■ Exercise objective
Extract the lines of the material below, beginning with the first and ending with the line that holds "const yMinorTicks = [0.125, 0.375, 0.625, 0.875];". Skip every picture.

>> begin Dataset excerpt

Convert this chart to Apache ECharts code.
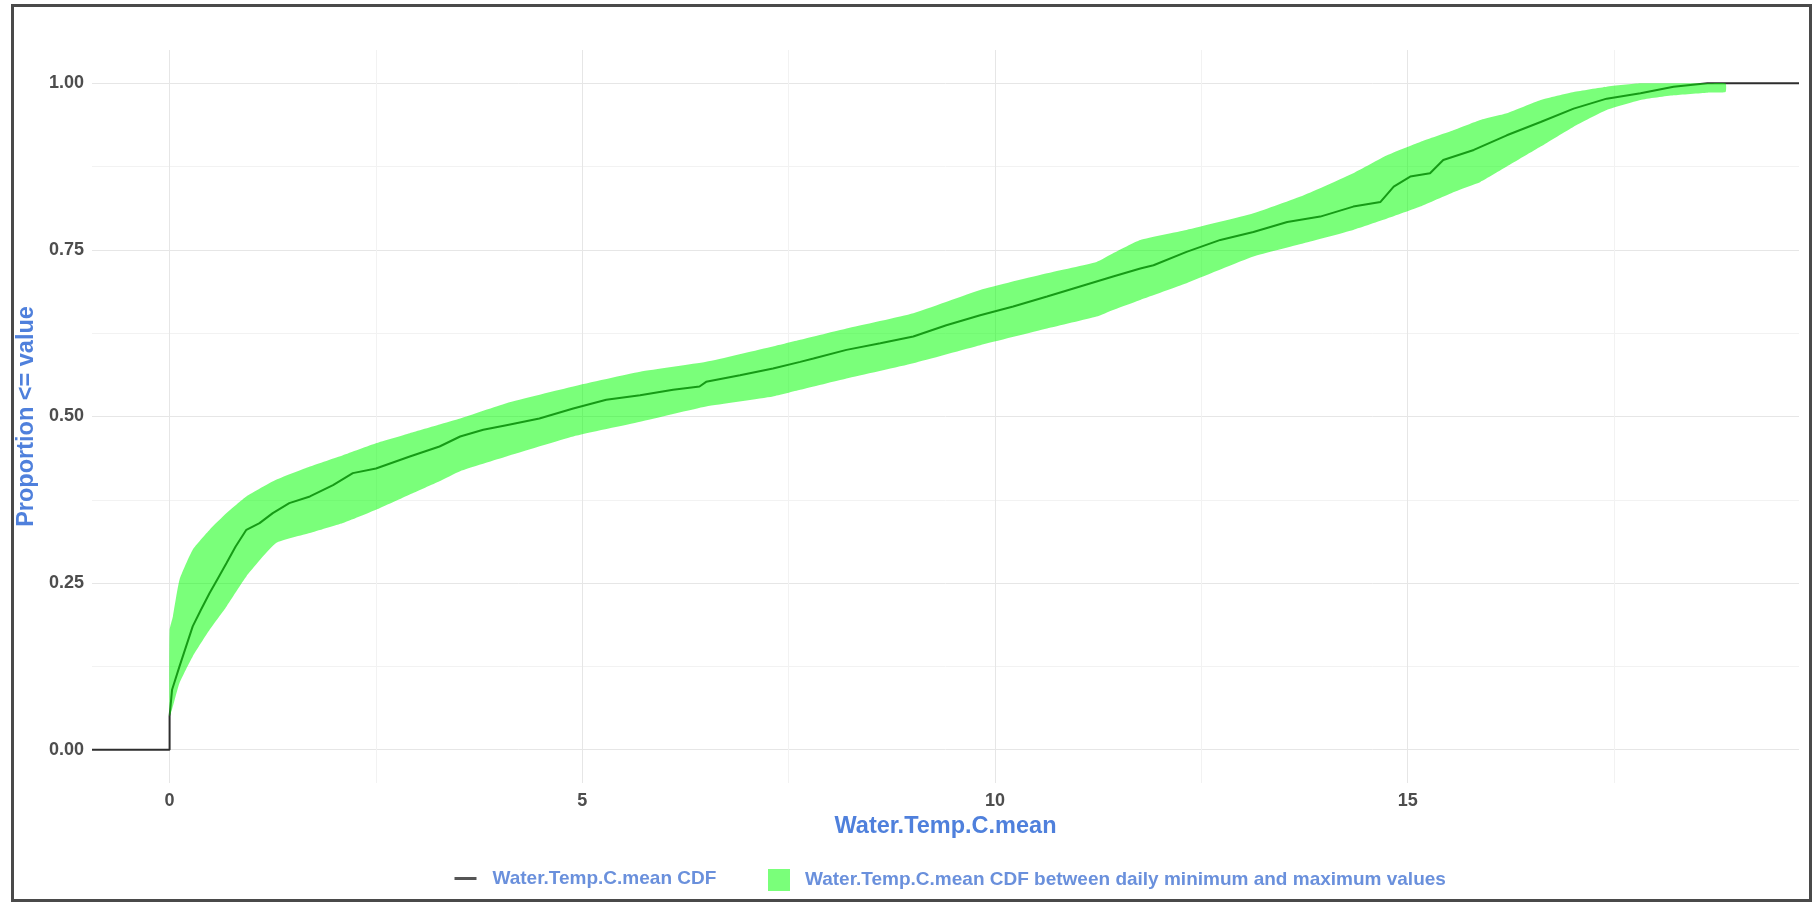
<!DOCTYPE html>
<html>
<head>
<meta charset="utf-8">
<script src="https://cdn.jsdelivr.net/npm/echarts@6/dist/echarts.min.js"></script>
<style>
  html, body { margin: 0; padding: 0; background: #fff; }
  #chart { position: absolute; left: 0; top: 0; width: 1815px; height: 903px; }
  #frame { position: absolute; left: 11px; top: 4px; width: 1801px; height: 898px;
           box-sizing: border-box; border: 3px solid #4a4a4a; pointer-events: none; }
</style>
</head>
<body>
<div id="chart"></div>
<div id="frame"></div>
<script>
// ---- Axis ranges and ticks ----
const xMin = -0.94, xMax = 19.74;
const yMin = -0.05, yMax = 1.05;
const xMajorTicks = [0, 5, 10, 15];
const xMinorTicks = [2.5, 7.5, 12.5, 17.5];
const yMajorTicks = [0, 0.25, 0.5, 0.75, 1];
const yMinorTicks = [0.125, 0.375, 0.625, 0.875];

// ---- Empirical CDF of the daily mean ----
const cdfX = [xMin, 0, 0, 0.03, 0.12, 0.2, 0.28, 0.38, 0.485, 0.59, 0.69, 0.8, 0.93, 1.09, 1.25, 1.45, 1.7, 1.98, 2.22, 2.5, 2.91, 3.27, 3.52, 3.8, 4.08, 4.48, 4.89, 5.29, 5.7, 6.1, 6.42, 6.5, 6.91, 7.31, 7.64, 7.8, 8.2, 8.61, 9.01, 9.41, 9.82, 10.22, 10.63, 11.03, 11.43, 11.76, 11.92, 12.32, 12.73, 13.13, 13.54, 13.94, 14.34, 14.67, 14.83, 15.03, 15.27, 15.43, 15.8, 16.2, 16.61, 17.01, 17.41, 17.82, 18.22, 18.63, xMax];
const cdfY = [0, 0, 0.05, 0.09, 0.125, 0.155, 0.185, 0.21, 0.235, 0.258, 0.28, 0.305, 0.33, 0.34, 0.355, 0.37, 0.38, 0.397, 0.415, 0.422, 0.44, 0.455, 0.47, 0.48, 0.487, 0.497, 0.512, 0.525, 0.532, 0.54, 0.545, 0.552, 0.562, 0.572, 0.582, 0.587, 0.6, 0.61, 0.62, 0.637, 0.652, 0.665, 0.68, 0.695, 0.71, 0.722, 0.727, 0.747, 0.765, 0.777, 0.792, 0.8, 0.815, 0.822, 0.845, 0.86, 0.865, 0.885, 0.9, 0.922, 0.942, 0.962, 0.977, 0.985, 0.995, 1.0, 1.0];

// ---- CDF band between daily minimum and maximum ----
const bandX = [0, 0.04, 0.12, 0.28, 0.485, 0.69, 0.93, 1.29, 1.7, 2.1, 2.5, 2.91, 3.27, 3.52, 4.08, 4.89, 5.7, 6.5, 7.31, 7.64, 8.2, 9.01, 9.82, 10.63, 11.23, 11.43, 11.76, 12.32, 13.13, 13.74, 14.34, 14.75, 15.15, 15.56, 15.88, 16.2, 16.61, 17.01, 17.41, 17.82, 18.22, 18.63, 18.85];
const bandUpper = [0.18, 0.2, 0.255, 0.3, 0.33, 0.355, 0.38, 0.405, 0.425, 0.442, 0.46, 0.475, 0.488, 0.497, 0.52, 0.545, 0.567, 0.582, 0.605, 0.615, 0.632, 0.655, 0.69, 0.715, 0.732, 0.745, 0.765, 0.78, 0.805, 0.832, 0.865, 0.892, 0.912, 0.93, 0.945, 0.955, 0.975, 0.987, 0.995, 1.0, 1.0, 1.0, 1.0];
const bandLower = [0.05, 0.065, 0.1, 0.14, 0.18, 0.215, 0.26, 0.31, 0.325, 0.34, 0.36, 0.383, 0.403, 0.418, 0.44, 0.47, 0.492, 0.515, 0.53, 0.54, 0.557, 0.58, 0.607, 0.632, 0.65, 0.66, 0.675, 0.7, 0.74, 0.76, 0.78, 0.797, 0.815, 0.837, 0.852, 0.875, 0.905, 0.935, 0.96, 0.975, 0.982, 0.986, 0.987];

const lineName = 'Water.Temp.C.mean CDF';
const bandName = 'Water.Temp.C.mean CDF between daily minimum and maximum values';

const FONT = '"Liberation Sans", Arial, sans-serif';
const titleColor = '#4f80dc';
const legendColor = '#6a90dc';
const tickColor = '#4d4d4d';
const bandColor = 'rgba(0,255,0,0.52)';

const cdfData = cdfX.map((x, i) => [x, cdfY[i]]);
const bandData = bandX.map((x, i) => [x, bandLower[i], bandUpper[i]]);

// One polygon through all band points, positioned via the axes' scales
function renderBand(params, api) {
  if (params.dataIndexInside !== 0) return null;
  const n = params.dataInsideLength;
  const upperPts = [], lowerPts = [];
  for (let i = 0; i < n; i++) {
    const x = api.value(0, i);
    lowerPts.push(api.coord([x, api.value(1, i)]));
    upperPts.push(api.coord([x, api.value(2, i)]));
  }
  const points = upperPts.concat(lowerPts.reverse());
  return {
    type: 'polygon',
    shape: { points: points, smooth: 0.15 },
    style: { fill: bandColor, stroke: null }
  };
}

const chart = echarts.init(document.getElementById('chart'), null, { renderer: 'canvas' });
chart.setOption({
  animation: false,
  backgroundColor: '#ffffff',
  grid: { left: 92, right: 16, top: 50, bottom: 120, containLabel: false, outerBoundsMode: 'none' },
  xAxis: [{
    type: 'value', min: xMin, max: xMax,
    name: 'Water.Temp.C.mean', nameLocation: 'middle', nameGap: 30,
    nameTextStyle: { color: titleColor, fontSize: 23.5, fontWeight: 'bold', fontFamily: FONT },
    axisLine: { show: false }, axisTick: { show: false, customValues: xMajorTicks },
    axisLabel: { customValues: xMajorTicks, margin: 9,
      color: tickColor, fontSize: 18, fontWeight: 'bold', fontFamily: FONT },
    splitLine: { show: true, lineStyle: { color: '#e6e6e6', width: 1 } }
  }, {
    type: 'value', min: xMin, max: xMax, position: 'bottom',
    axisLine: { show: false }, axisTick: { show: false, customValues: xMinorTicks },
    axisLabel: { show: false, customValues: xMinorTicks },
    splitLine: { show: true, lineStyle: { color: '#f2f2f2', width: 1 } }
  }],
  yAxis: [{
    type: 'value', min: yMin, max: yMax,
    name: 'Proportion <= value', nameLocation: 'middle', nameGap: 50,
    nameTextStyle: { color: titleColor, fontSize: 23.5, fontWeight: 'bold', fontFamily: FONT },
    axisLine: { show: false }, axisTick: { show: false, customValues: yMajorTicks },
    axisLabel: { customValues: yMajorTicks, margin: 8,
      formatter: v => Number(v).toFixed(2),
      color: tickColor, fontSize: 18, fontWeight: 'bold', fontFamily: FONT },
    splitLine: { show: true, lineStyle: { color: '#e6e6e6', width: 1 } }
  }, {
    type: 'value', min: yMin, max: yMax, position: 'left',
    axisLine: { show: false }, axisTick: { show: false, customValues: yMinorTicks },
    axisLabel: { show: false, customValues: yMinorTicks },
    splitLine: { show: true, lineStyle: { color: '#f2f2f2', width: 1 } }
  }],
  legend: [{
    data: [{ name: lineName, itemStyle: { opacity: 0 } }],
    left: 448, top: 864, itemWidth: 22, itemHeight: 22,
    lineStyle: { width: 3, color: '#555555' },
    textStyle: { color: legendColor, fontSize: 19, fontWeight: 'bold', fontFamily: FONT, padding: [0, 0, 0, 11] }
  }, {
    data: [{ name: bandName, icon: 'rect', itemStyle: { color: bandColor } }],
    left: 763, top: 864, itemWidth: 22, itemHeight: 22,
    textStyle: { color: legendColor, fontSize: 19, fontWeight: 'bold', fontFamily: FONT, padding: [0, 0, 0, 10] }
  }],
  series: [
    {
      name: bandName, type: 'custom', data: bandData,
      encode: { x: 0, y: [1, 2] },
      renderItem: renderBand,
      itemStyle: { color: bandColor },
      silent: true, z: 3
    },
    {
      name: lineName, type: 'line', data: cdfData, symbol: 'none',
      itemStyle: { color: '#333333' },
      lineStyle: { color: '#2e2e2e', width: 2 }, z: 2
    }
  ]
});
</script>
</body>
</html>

>> end Dataset excerpt

■ Expected answer
Convert this chart to Apache ECharts code.
<!DOCTYPE html>
<html>
<head>
<meta charset="utf-8">
<script src="https://cdn.jsdelivr.net/npm/echarts@6/dist/echarts.min.js"></script>
<style>
  html, body { margin: 0; padding: 0; background: #fff; }
  #chart { position: absolute; left: 0; top: 0; width: 1815px; height: 903px; }
  #frame { position: absolute; left: 11px; top: 4px; width: 1801px; height: 898px;
           box-sizing: border-box; border: 3px solid #4a4a4a; pointer-events: none; }
</style>
</head>
<body>
<div id="chart"></div>
<div id="frame"></div>
<script>
// ---- Axis ranges and ticks ----
const xMin = -0.94, xMax = 19.74;
const yMin = -0.05, yMax = 1.05;
const xMajorTicks = [0, 5, 10, 15];
const xMinorTicks = [2.5, 7.5, 12.5, 17.5];
const yMajorTicks = [0, 0.25, 0.5, 0.75, 1];
const yMinorTicks = [0.125, 0.375, 0.625, 0.875];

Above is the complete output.